Produced by the Office of Marketing and Communications
Alum’s Design-Focused Web Platforms Set Squarespace Apart
illustration by Jeanette J. Nelson M.B.A. ’14
In just a decade, Anthony Casalena ’05 (above) has taken his company from a one-man operation in his Maryland dorm room to one that can afford a $4 million Super Bowl ad.
Squarespace was born of frustration, when the computer science major wanted to create a website for himself in college during the pre-Facebook era.
“I wasn’t trying to create a business originally, but I wasn’t happy with what was out there,” he says. He had to get page-building software from one company, photo gallery software from another and statistics counters from yet another. A programmer and designer since he was 15, he set out to build his own platform, patenting it with the help of the Hinman CEOs living and learning program.

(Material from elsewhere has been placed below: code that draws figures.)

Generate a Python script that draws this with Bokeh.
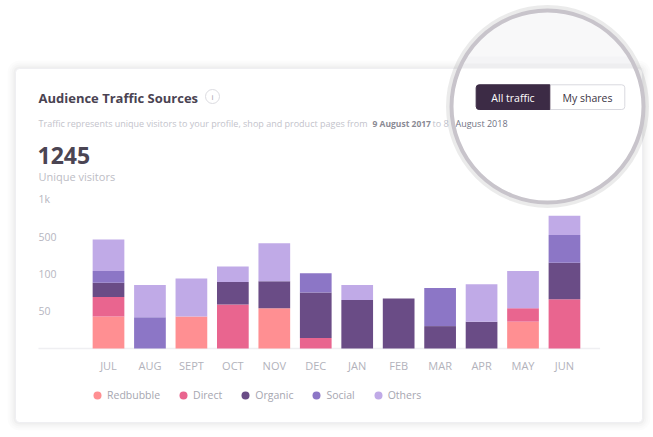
import numpy as np
from bokeh.plotting import figure
from bokeh.models import Range1d, ColumnDataSource, Legend, LegendItem
from bokeh.core.properties import value
from bokeh.embed import file_html
from bokeh.resources import INLINE

# ---------------- data ----------------
months = ["JUL", "AUG", "SEPT", "OCT", "NOV", "DEC", "JAN", "FEB", "MAR", "APR", "MAY", "JUN"]
series = ["Redbubble", "Direct", "Organic", "Social", "Others"]
redbubble = [43, 0, 43, 0, 54, 0, 0, 0, 0, 0, 36, 0]
direct = [26, 0, 0, 59, 0, 14, 0, 0, 0, 0, 18, 66]
organic = [19, 0, 0, 30, 36, 61, 65, 67, 30, 36, 0, 49]
social = [16, 42, 0, 0, 0, 26, 0, 0, 51, 0, 0, 37]
others = [42, 43, 51, 21, 51, 0, 20, 0, 0, 50, 50, 26]
colors = ["#FF8F92", "#E9658F", "#6A4C86", "#8C76C6", "#C0AAE7"]
tick_values = [50, 100, 150, 200]
tick_labels = ["50", "100", "500", "1k"]
total_visitors = "1245"

FONT = "Open Sans"
W, H = 653, 437

src = ColumnDataSource(dict(x=list(range(len(months))), month=months,
                            Redbubble=redbubble, Direct=direct, Organic=organic,
                            Social=social, Others=others))

p = figure(width=W, height=H,
           x_range=Range1d(-2.6055, 13.148), y_range=Range1d(-119.3, 466.5),
           x_axis_type=None, y_axis_type=None,
           toolbar_location=None, output_backend="svg",
           min_border=0, outline_line_color=None,
           background_fill_color="white", border_fill_color="white")
# page-pixel coordinate system for the decoration around the chart
p.extra_x_ranges = {"px": Range1d(0, W)}
p.extra_y_ranges = {"px": Range1d(H, 0)}
PX = dict(x_range_name="px", y_range_name="px")

# ---------------- card ----------------
for d, a in [(8, 0.01), (6, 0.012), (4, 0.016), (2, 0.025)]:
    p.quad(left=[15 - d], right=[642 + d], top=[68 - d], bottom=[422 + d],
           fill_color="black", fill_alpha=a, line_color=None, border_radius=4 + d, **PX)
p.quad(left=[15], right=[642], top=[68], bottom=[422], fill_color="white",
       line_color="#efeff2", line_width=1, border_radius=4, **PX)

def txt(x, y, s, size, color, bold=False, align="left"):
    p.text(x=[x], y=[y], text=[s], text_font=value(FONT), text_font_size=size,
           text_color=color, text_font_style="bold" if bold else "normal",
           text_align=align, text_baseline="middle", **PX)

txt(38, 97, "Audience Traffic Sources", "13px", "#4a4352", bold=True)
p.circle(x=[212], y=[96], radius=7, radius_units="screen", fill_color="white",
         line_color="#dcdce1", line_width=1, **PX)
txt(212, 96, "i", "8px", "#9a9aa4", align="center")

txt(38, 123, "Traffic represents unique visitors to your profile, shop and product pages from",
    "9px", "#c3c3cb")
txt(372, 123, "9 August 2017", "8.5px", "#8a8a94", bold=True)
txt(432, 123, "to 8", "9px", "#c3c3cb")

txt(37, 155, total_visitors, "23px", "#4b4553", bold=True)
txt(38, 176, "Unique visitors", "11px", "#bdbdc5")

# ---------------- chart ----------------
x_left = -1.69
x_right = 11.86
p.segment(x0=[x_left], y0=[0], x1=[x_right], y1=[0], line_color="#efeff2", line_width=1.5)
p.text(x=[x_left] * len(tick_values), y=tick_values, text=tick_labels,
       text_font=value(FONT), text_font_size="10.5px", text_color="#b6b6bf",
       text_align="left", text_baseline="middle")

p.vbar_stack(series, x="x", width=0.765, fill_color=colors, line_color=None, source=src)

p.text(x="x", y=0, text="month", source=src, y_offset=17,
       text_font=value(FONT), text_font_size="11px", text_color="#b2b2bb",
       text_align="center", text_baseline="middle")

# legend (dot markers; the NaN point is never drawn in the plot)
leg_renderers = [p.scatter(x=np.array([np.nan]), y=np.array([np.nan]), marker="circle",
                           size=8, fill_color=c, line_color=None) for c in colors]
legend = Legend(items=[LegendItem(label=s, renderers=[r]) for s, r in zip(series, leg_renderers)],
                orientation="horizontal", location=(87, 32),
                glyph_width=20, glyph_height=20, label_standoff=0, spacing=13,
                padding=0, margin=0, border_line_color=None, background_fill_alpha=0,
                label_text_font=FONT, label_text_font_size="10.5px", label_text_color="#a6a6b0",
                label_height=20)
p.add_layout(legend)

# ---------------- magnifier ----------------
cx, cy, r = 547, 106, 96
p.circle(x=[cx], y=[cy], radius=r + 3, radius_units="screen", fill_color=None,
         line_color="black", line_alpha=0.08, line_width=5, **PX)
p.circle(x=[cx], y=[cy], radius=r, radius_units="screen", fill_color="white",
         line_color=None, **PX)

def cap(y_edge, color):
    s = (y_edge - cy) / (r - 1)
    t0 = np.pi + np.arcsin(-s)
    t1 = 2 * np.pi - np.arcsin(-s)
    t = np.linspace(t0, t1, 80)
    p.patch(x=cx + (r - 1) * np.cos(t), y=cy + (r - 1) * np.sin(t),
            fill_color=color, line_color=None, **PX)

cap(68, "#eeeef0")
cap(63, "#f4f4f6")
cap(56, "#f8f8f9")

p.quad(left=[475.7], right=[624.3], top=[84.3], bottom=[109], fill_color="white",
       line_color="#d9d9df", line_width=1, border_radius=3, **PX)
p.quad(left=[475.7], right=[549.3], top=[84.3], bottom=[109], fill_color="#3C2B45",
       line_color="#3C2B45", line_width=1, border_radius=(3, 0, 0, 3), **PX)
txt(512.5, 97, "All traffic", "10.5px", "white", align="center")
txt(587, 97, "My shares", "10.5px", "#3a3342", align="center")
txt(455, 123, "August 2018", "9px", "#6f7283")

p.circle(x=[cx], y=[cy], radius=r, radius_units="screen", fill_color=None,
         line_color="#c8c4cb", line_width=4, **PX)

open("out.html", "w").write(file_html(p, INLINE))
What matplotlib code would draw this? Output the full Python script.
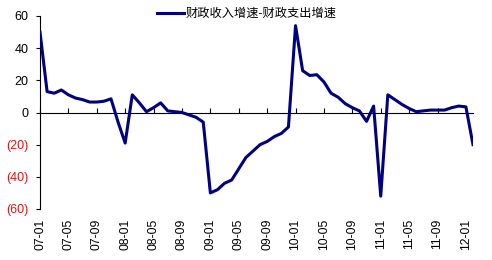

After a few months of creating website templates, he decided not to offer them for free, distinguishing him from his competitors.
“We wanted to be the place you go when you want to take this seriously,” he says. “Your website is like your online clothing—it’s how people see your ideas out there. We’ll offer 20 carefully curated, fully customizable templates instead of 20,000.”
Squarespace grew slowly at first. He spent every moment outside of class handling helpdesk tickets and troubleshooting. Casalena convinced his dad to lend him $30,000, then he fed early profits back in to the company, not taking any external funding until 2010.
Now the New York City-based company has hundreds of thousands of paid users, including HBO, Sony and luxury fashion brand Bottega Veneta. Casalena has been named one of Forbes’ “Most Promising CEOs Under 35.” And in February, he aired Squarespace’s first Super Bowl commercial to 111 million TV viewers.
Casalena manages a team of more than 250, and the guy who’s always been more comfortable coding at the keyboard has had a steep learning curve in management. He gave up writing code just last year, though he still participates in “hack weeks” at the company, when the engineering and design teams can work on anything they want.
Sometimes that’s where the best ideas come from.
“Solve your own problems and be your own customer,” Casalena says. “I’m not much of a fan of people starting with wild business ideas just to make money. You should be wishing the world were a certain way.”